Baghdad-Arbil dispute fueled by military HQ

Baghdad-Arbil dispute fueled by military HQ

Baghdad-Arbil dispute fueled by military HQ

KRG leader Barzani says that the formation of the new army headquarters in Kirkuk is an unconstitutional step. AP photo

The formation of new military headquarters covering the cities of northern Iraq has sent already poor relations between Baghdad and the Kurdistan Regional Government (KRG) plummeting further.

The new Tigris Operations Command - based in Kirkuk and covering the entire province of the same name, as well as neighboring Salaheddin and Diyala - has drawn an angry response from Kurdish leaders who want to incorporate much of the area into their region.

“The formation of the Dijla [Tigris] Operations Command in Kirkuk and Diyala is an unconstitutional step by the Iraqi government,” KRG President Massoud Barzani said in recent remarks reported by Agence France-Presse. “The intentions, aims, formation and actions of this command center are against the Kurdish people, the political process, co-existence and the process of normalizing the situation in the disputed areas.”

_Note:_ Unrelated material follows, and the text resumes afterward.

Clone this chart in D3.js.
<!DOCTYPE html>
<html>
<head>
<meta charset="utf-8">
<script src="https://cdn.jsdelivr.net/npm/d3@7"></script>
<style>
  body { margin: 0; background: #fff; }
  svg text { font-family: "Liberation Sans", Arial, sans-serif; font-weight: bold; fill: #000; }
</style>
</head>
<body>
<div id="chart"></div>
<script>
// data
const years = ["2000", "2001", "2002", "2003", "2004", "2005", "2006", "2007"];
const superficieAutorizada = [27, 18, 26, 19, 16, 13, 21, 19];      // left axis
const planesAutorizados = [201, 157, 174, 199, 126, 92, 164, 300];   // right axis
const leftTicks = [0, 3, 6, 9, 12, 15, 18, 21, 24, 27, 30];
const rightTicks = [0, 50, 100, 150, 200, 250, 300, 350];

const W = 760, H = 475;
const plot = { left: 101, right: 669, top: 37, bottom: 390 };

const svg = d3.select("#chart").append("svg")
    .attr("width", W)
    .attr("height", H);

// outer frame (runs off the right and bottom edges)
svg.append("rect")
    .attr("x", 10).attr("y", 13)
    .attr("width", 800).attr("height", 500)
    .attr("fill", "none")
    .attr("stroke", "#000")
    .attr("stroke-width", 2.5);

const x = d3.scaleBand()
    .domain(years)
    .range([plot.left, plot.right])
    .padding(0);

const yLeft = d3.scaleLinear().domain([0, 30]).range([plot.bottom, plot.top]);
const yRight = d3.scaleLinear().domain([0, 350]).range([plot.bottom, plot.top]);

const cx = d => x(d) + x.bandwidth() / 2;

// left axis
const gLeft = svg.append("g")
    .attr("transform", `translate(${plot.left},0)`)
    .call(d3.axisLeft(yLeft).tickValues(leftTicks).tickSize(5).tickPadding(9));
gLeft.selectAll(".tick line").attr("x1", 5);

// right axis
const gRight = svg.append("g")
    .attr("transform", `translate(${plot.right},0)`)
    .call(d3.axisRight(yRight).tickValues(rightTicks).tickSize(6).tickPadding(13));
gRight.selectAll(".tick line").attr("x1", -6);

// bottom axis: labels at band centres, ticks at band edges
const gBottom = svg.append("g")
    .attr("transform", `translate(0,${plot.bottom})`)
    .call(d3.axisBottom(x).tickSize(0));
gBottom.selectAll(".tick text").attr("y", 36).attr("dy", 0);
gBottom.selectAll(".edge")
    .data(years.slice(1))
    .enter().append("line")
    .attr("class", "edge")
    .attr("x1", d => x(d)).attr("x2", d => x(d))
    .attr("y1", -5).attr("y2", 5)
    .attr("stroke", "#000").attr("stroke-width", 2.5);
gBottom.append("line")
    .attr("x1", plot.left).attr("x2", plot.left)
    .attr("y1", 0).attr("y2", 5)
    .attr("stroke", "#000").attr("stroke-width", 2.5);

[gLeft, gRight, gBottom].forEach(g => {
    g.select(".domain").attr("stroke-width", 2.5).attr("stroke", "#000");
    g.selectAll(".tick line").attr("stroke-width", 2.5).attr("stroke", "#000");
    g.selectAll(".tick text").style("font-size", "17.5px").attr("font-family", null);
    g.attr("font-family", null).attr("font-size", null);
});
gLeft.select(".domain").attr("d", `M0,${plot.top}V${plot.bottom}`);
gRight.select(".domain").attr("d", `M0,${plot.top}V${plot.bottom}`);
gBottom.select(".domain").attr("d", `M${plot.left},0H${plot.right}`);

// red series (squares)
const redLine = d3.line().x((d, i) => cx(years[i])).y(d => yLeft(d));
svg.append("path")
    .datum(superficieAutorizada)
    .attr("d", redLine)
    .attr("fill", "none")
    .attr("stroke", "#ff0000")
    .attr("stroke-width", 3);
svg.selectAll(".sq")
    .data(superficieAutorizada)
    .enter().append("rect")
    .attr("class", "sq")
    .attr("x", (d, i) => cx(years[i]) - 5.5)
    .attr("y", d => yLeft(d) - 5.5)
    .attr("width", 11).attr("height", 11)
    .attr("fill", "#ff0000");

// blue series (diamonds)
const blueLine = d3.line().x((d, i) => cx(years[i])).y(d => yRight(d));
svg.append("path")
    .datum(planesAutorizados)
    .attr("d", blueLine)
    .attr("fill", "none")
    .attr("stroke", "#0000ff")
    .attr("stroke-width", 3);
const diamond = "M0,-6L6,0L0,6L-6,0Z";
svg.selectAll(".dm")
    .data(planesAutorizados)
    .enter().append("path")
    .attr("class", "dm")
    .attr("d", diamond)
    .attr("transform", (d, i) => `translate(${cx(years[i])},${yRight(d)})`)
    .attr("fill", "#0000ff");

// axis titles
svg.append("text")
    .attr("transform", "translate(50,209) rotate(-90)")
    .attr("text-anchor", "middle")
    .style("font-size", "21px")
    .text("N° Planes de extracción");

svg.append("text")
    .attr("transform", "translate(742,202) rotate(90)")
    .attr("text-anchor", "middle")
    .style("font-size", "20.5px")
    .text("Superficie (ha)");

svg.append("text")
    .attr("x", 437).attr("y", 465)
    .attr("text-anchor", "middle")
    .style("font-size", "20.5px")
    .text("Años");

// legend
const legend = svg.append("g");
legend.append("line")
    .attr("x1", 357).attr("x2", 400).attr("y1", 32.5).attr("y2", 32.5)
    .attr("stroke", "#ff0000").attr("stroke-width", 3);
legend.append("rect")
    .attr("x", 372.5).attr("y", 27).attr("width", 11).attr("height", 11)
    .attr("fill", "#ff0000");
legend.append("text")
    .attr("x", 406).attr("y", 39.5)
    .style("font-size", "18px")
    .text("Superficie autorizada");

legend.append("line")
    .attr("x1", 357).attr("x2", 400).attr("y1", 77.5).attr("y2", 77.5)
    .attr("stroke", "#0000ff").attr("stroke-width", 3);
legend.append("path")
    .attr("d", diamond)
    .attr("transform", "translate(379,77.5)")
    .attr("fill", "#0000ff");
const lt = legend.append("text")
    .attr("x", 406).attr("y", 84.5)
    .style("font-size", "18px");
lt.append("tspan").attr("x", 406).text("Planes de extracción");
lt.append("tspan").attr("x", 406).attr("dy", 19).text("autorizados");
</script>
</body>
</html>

Iraqi Prime Minister Nouri al-Maliki responded by warning Kurdish peshmerga forces to “avoid provoking” Iraqi security forces.

“We call on peshmerga forces not to carry out any acts that arouse tensions and instability in those areas and we advise them to stay away from government forces,” said the statement, attributed to al-Maliki and referring to his position as commander in chief of Iraq’s armed forces.

The latest dispute strikes at the heart of an unresolved row between Baghdad and the KRG in Arbil over territory, oil and the interpretation of Iraq’s federal Constitution. The Tigris Operations Command was set up Sept. 1 with its head, Lieutenant General Abdulamir al-Zaidi saying it intended to address the poor security coordination in the area that had allowed several violent attacks to occur.

Al-Zaidi, also head of the army’s 12th division that covers Kirkuk and parts of Salaheddin, insisted that his forces were not entering the city of Kirkuk, which is secured by the local police force.

But Kirkuk province’s Kurdish governor Najim al-Din Omar Karim has refused to cooperate with the new command, arguing there was already sufficient coordination between existing institutions. “The Iraqi army must not intervene; we cannot accept the imposition of martial law on us,” he said.